Dwijen Bhattacharjya's


Nagamese: Pidgin, Creole or Creoloid?


CLN 24/2 (1994)

Handout for SARS 523, Multilingual Education in South/Southeast Asia


  1. Abstract
  2. Introduction
  3. Bh. reviews the various claims stated in the abstract, especially the claims that N might be a post-creole continuum , or a creoloid, meaning a language that superficially resembles a creole, but doesn't seem to have undergone creolization (or pidginization), and/or decreolization. Others have also claimed that it is imperfectly-learned Assamese or Bengali. His conclusion is that it is an expanded pidgin which is starting to creolize in some parts of Nagaland, and is already a creole (but not a creoloid) in Dimapur.
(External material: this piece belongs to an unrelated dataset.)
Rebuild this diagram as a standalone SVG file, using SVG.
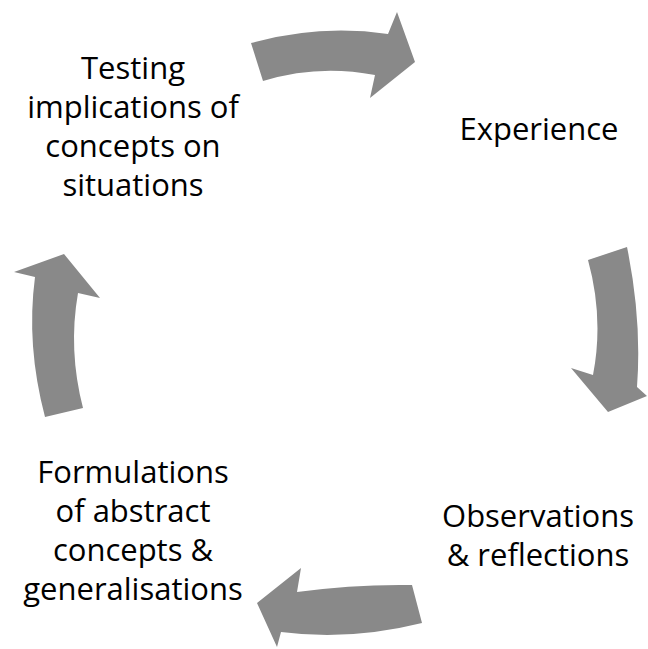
<svg xmlns="http://www.w3.org/2000/svg" width="648" height="649" viewBox="0 0 648 649">
<style>
.lbl{font-family:"Open Sans","Liberation Sans",sans-serif;font-size:31px;fill:#000;text-anchor:middle}
.arr{fill:#898989;stroke:none}
</style>
<rect width="648" height="649" fill="#fff"/>
<g id="connectors">
<path id="arrow-top" class="arr" d="M251,43 Q320,24 388,34 L397,12 L415,62 L370,98 L375,75 Q318,64 263,81 Z"/>
<path id="arrow-right" class="arr" d="M588,260 L627,247 Q642,320 637,387 L647,396 L608,412 L571,368 L593,375 Q604,318 588,260 Z"/>
<path id="arrow-bottom" class="arr" d="M412,585 Q355,584 297,592 L301,568 L257,603 L277,647 L281,632 Q350,641 422,623 Z"/>
<path id="arrow-left" class="arr" d="M45,417 Q26,345 35,277 L14,272 L64,254 L100,298 L78,293 Q68,350 83,408 Z"/>
</g>
<g id="node-testing">
<text class="lbl" x="133" y="79">Testing</text>
<text class="lbl" x="133" y="118">implications of</text>
<text class="lbl" x="133" y="157">concepts on</text>
<text class="lbl" x="133" y="196">situations</text>
</g>
<g id="node-experience">
<text class="lbl" x="539" y="140">Experience</text>
</g>
<g id="node-observations">
<text class="lbl" x="538" y="527">Observations</text>
<text class="lbl" x="538" y="566">&amp; reflections</text>
</g>
<g id="node-formulations">
<text class="lbl" x="133" y="483">Formulations</text>
<text class="lbl" x="133" y="522">of abstract</text>
<text class="lbl" x="133" y="561">concepts &amp;</text>
<text class="lbl" x="133" y="600">generalisations</text>
</g>
</svg>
The paper examines all these hypotheses in detail and gives reasons for the conclusions offered.

  4. The Setting
  5. Nagamese: its formation and evolution
  6. Identity of Nagamese
  7. Imperfectly-learned Second-language Hypothesis
  8. Creolization: Nativization vs. Expansion
  9. Reviews the definitional problems: is it an expanded pidgin, a nativized pidgin, a creole, or what? What is the route by which it got to where it is? An expanded or extended pidgin is a notion introduced by Todd (1974) and means it has a complex grammar and is used in all domains of life, also maybe for literature and for identity purposes among heterogeneous groups. Statehood demands means N must be used in many more functional domains, more expressively, so its structure had to expand. N may fall short of some criteria for expanded pidgin, but nevertheless is has served as a distinctive, supra-ethnic unifying factor, providing unity among 20 different groups, especially during "independence" movement. So for some it is an expanded pidgin, for others a pidgin, for Kacharis a creole. Parents now must speak it in an expanded way because their children may be using it as a crole. Nagas still marry endogamously so children do still learn their parents langauge, but soon they want to communicate with others, and learn creole N.

  10. Conclusions
  11. N has undergone both pidginization and creolization. Dimapur variety must have had a pidgin stage in its history. Three varieties of N are regional forms of same language, not different forms. Decreolization has not taken place, and probably will not.